Here arrange for means get english textbook because it is not available. And can till now be used in this sense?
Thank you
 
  • PaulQ

    Senior Member
    UK
    English - England
    My teacher asked the children to get buy their English textbook but they were not available in the market.
    Our teacher said:
    "Could you not arrange for english textbook till now?" Why didn't you get the English textbook? Why didn't you ask for it from your seniors (Do you mean "older brothers and sisters"?) for their copy?
    Here arrange for means get English textbook because it is not available.
    :confused: Do you mean "place an order for" the textbook?

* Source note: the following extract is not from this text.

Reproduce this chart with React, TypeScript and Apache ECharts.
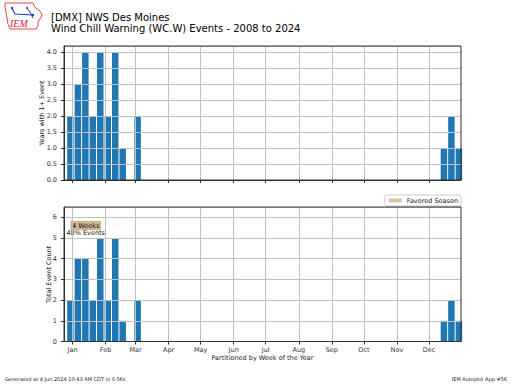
import React, { useEffect, useRef } from "react";
import * as echarts from "echarts";

// Week-of-year bins (0 = first week of January)
const weeks = [0, 1, 2, 3, 4, 5, 6, 7, 9, 50, 51, 52];
const yearsWithEvent = [2, 3, 4, 2, 4, 2, 4, 1, 2, 1, 2, 1];
const totalEvents = [2, 4, 4, 2, 5, 2, 5, 1, 2, 1, 2, 1];

// Month tick positions (day of year) and labels
const monthDays = [1, 32, 60, 91, 121, 152, 182, 213, 244, 274, 305, 335];
const monthLabels = ["Jan", "Feb", "Mar", "Apr", "May", "Jun", "Jul", "Aug", "Sep", "Oct", "Nov", "Dec"];

const favoredLabel = "4 Weeks\n48% Events";
const favoredStartDay = -1;
const favoredEndDay = 27.7;

const BLUE = "#1f77b4";
const TAN = "#d2b48c";
const FONT = "DejaVu Sans";

const weekCenter = (w: number) => 7 * w - 1;

export default function App() {
  const ref = useRef<HTMLDivElement>(null);
  useEffect(() => {
    if (!ref.current) return;
    const chart = echarts.init(ref.current, null, { renderer: "svg" });
    const topData = weeks.map((w, i) => [weekCenter(w), yearsWithEvent[i]]);
    const botData = weeks.map((w, i) => [weekCenter(w), totalEvents[i]]);

    const xAxisBase = (gridIndex: number, showLabels: boolean) => ({
      type: "value",
      gridIndex,
      min: -7,
      max: 365,
      z: 5,
      axisLine: { show: true, onZero: false, lineStyle: { color: "#333", width: 1 } },
      axisTick: { show: true, length: 3, customValues: monthDays, lineStyle: { color: "#333" } },
      axisLabel: {
        show: showLabels,
        customValues: monthDays,
        margin: 5,
        fontSize: 6.5,
        fontFamily: FONT,
        color: "#333",
        formatter: (v: number) => {
          const idx = monthDays.indexOf(Math.round(v));
          return idx >= 0 ? monthLabels[idx] : "";
        },
      },
      splitLine: { show: true, lineStyle: { color: "#c0c0c0", width: 1 } },
      name: showLabels ? "Partitioned by Week of the Year" : "",
      nameLocation: "middle",
      nameGap: 13,
      nameMoveOverlap: false,
      nameTextStyle: { fontSize: 6.5, fontFamily: FONT, color: "#222" },
    });

    const yAxisBase = (gridIndex: number, max: number, interval: number, name: string, nameGap: number, dec: number) => ({
      type: "value",
      gridIndex,
      min: 0,
      max,
      interval,
      z: 5,
      axisLine: { show: true, onZero: false, lineStyle: { color: "#333" } },
      axisTick: { show: true, length: 3, lineStyle: { color: "#333" } },
      axisLabel: {
        margin: 7,
        fontSize: 6.5,
        fontFamily: FONT,
        color: "#333",
        showMaxLabel: false,
        formatter: (v: number) => {
          const r = v / interval;
          if (Math.abs(r - Math.round(r)) > 1e-6) return "";
          return v.toFixed(dec);
        },
      },
      splitLine: { show: true, lineStyle: { color: "#c0c0c0", width: 1 } },
      name,
      nameLocation: "middle",
      nameGap,
      nameMoveOverlap: false,
      nameTextStyle: { fontSize: 6.5, fontFamily: FONT, color: "#222" },
    });

    chart.setOption({
      animation: false,
      backgroundColor: "#ffffff",
      textStyle: { fontFamily: FONT },
      grid: [
        { left: 64, right: 51, top: 46, height: 134, show: true, borderColor: "#333", borderWidth: 1, backgroundColor: "transparent", z: 6 },
        { left: 64, right: 51, top: 207, height: 134.5, show: true, borderColor: "#333", borderWidth: 1, backgroundColor: "transparent", z: 6 },
      ],
      legend: {
        data: ["Favored Season"],
        right: 51,
        top: 195,
        icon: "rect",
        itemWidth: 13,
        itemHeight: 4,
        padding: [2, 3, 2, 4],
        borderColor: "#cccccc",
        borderWidth: 1,
        borderRadius: 2,
        backgroundColor: "#fff",
        textStyle: { fontSize: 6.5, fontFamily: FONT, color: "#222" },
      },
      xAxis: [xAxisBase(0, false), xAxisBase(1, true)],
      yAxis: [
        yAxisBase(0, 4.2, 0.5, "Years with 1+ Event", 19, 1),
        yAxisBase(1, 6.5, 1, "Total Event Count", 12, 0),
      ],
      series: [
        {
          type: "bar",
          xAxisIndex: 0,
          yAxisIndex: 0,
          data: topData,
          barWidth: 6.5,
          itemStyle: { color: BLUE },
        },
        {
          type: "bar",
          xAxisIndex: 1,
          yAxisIndex: 1,
          data: botData,
          barWidth: 6.5,
          itemStyle: { color: BLUE },
        },
        {
          type: "scatter",
          name: "Favored Season",
          xAxisIndex: 1,
          yAxisIndex: 1,
          data: [],
          z: 10,
          itemStyle: { color: TAN },
          markArea: {
            silent: true,
            itemStyle: { color: TAN, opacity: 1 },
            label: {
              show: true,
              position: "inside",
              align: "center",
              offset: [0, 3.5],
              formatter: favoredLabel,
              fontSize: 6.5,
              lineHeight: 7,
              fontFamily: FONT,
              color: "#111",
            },
            data: [[{ xAxis: favoredStartDay, yAxis: 5.38 }, { xAxis: favoredEndDay, yAxis: 5.83 }]],
          },
        },
      ],
      graphic: [
        {
          type: "polygon",
          shape: {
            points: [[5, 3], [33, 3], [34, 6], [37, 9], [40, 11], [42, 15], [40, 19], [38, 22], [38, 26], [36, 29], [10, 29], [8, 24], [7, 18], [6, 12], [5, 7]],
          },
          style: { fill: "#fff", stroke: "#e0474c", lineWidth: 1 },
        },
        { type: "polyline", shape: { points: [[12, 8], [15, 14], [33, 15]] }, style: { stroke: "#2233cc", lineWidth: 1.2, fill: null } },
        { type: "polyline", shape: { points: [[27, 8], [30, 12], [33, 18]] }, style: { stroke: "#2233cc", lineWidth: 1, fill: null } },
        { type: "circle", shape: { cx: 12, cy: 8, r: 1.2 }, style: { fill: "#2233cc" } },
        { type: "circle", shape: { cx: 33, cy: 15, r: 1.2 }, style: { fill: "#2233cc" } },
        { type: "circle", shape: { cx: 27, cy: 8, r: 1 }, style: { fill: "#2233cc" } },
        {
          type: "text",
          x: 10,
          y: 18,
          style: { text: "IEM", fill: "#d02030", font: "italic 10px 'Liberation Serif', serif" },
        },
        {
          type: "text",
          x: 51,
          y: 12,
          style: { text: "[DMX] NWS Des Moines", fill: "#000", font: "10px 'DejaVu Sans'" },
        },
        {
          type: "text",
          x: 51,
          y: 23,
          style: { text: "Wind Chill Warning (WC.W) Events - 2008 to 2024", fill: "#000", font: "10px 'DejaVu Sans'" },
        },
        {
          type: "text",
          x: 5,
          y: 376,
          style: { text: "Generated at 4 Jun 2024 10:43 AM CDT in 0.56s", fill: "#222", font: "5px 'DejaVu Sans'" },
        },
        {
          type: "text",
          x: 507,
          y: 376,
          style: { text: "IEM Autoplot App #56", fill: "#222", font: "5px 'DejaVu Sans'", align: "right" },
        },
      ],
    });
    return () => chart.dispose();
  }, []);
  return <div ref={ref} style={{ width: 512, height: 384, position: "absolute", left: 0, top: 0 }} />;
}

    And can till now be used in this sense?
    No.
     

    lingobingo

    Senior Member
    English - England
    No, none of that is idiomatic. If you’ve all turned up for class without the required book, the teacher would be talking about it in the past tense. For example: “Couldn’t you have found a way to get the book before now? Why didn’t you…?”


    cross-posted
     
    By taking the book from our seniors.
    Can we use:
    You guys should arrange for books. If they are not available in the market , then take it from your seniors. But please arrange for your english books.
     

    lingobingo

    Senior Member
    English - England
    “Arrange for books” is not good English. Arrange is not the best word to use in this context anyway, but if for some reason you did want to use it, you would have to rephrase, for example: arrange to get hold of the book.
     

    Keith Bradford

    Senior Member
    English (Midlands UK)
    You can say "arrange for" <agent> to <verb>. "Arrange for Pavarotti to sing... Arrange for your brother to meet a new girl."

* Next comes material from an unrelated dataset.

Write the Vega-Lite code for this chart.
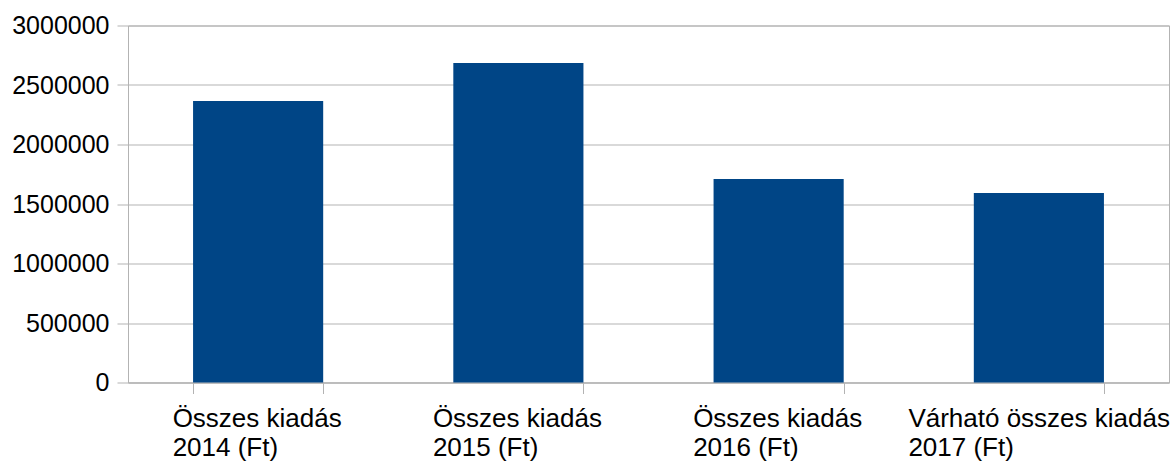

    Also: "Arrange for" + noun, but it has to be a situation where the arrangement is clear. "Can you arrange for a meal when our guests arrive?" is OK. "Arrange for a textbook" doesn't work.
     

    lingobingo

    Senior Member
    English - England
    Use whatever verb is appropriate, e.g. get hold of the book, acquire the book, obtain the book, buy the book, borrow the book, find the book, etc., etc.

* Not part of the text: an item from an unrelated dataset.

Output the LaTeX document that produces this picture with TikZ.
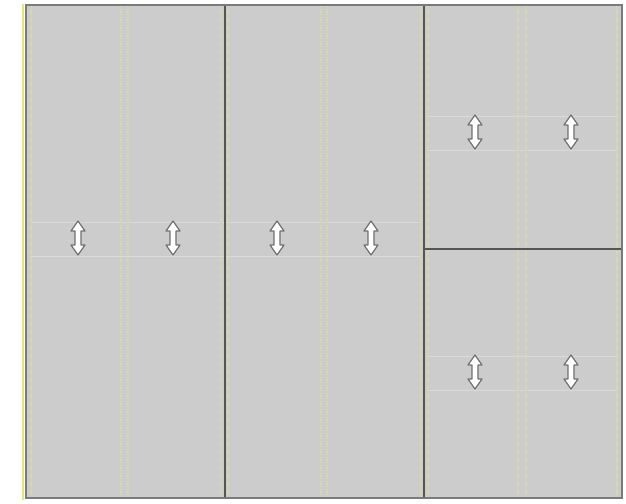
\documentclass[tikz,border=0pt]{standalone}
\usetikzlibrary{calc}
\definecolor{panel}{HTML}{CCCCCC}
\definecolor{edge}{HTML}{7A7A7A}
\definecolor{divider}{HTML}{555555}
\definecolor{guide}{HTML}{DCDCA0}
\definecolor{arrowedge}{HTML}{707070}
\tikzset{
  panelbox/.style={fill=panel, draw=edge, line width=1.2pt},
  dividerline/.style={draw=divider, line width=1.6pt},
  guideline/.style={draw=guide, line width=1.1pt, dash pattern=on 1pt off 1pt},
  faint/.style={draw=white!25!panel, line width=0.5pt},
  dblarrow/.pic={
    \filldraw[fill=white, draw=arrowedge, line width=0.9pt, line join=round]
      (0,-17) -- (-7,-7) -- (-3,-7) -- (-3,7) -- (-7,7) -- (0,17)
      -- (7,7) -- (3,7) -- (3,-7) -- (7,-7) -- cycle;
  }
}
\begin{document}
\begin{tikzpicture}[x=0.75pt, y=-0.75pt]
\useasboundingbox[fill=white] (0,0) rectangle (626,504);
% left yellow edge
\draw[draw=guide!70!yellow, line width=1.2pt] (23,4) -- (23,500);
% panel
\path[panelbox] (26,5) rectangle (622,498);
% faint horizontal lines near arrows
\foreach \y in {222,256} \draw[faint] (30,\y) -- (420,\y);
\foreach \y in {116,150,356,390} \draw[faint] (428,\y) -- (618,\y);
% guides
\foreach \x in {31,121,128,221,228,321,327,421,428,518,526,617}
  \draw[guideline] (\x,6) -- (\x,497);
% dividers
\draw[dividerline] (225,5) -- (225,498);
\draw[dividerline] (424,5) -- (424,498);
\draw[dividerline] (424,249) -- (622,249);
% outer border again on top
\draw[draw=edge, line width=1.2pt] (26,5) rectangle (622,498);
% arrows
\foreach \x/\y/\n in {78/238/a1,173/238/a2,277/238/a3,371/238/a4,475/132/a5,571/132/a6,475/372/a7,571/372/a8}
  \pic (\n) at (\x,\y) {dblarrow};
\end{tikzpicture}
\end{document}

    The main meanings of arrange are to “put (things) in a neat, attractive, or required order”
    OR to “organise or make plans for (a future event)”
     

    Hermione Golightly

    Senior Member
    British English
    I would like to know who 'seniors' refers to. I suspect that it means older students in the school. In that case, the verb could be 'borrow'.
    If 'seniors' means 'parents', a suitable verb might be to 'order' or 'obtain'.
    Apologies if this has already been mentioned. I have a very low tolerance level these days. Somebody here needs to mind their own business.
     

    Barque

    Senior Member
    Tamil
    As with many other recent threads, this arises from a translation of the equivalent Hindi phrase, and is commonly used in Indian English. "Arrange for" here means "to obtain by whatever means possible", or "Do what it takes". In this context it's similar to the English phrase "beg, borrow or steal".

    The OP does mean older students by "seniors" - students who'd have used the book earlier when they were in that class/grade.

    Could you not arrange for english textbook till now?
    Couldn't you do anything to get your English textbooks?

    I agree with Lingobingo's suggestions in #3 and #10 too.

    Please note that "English" is always capitalised.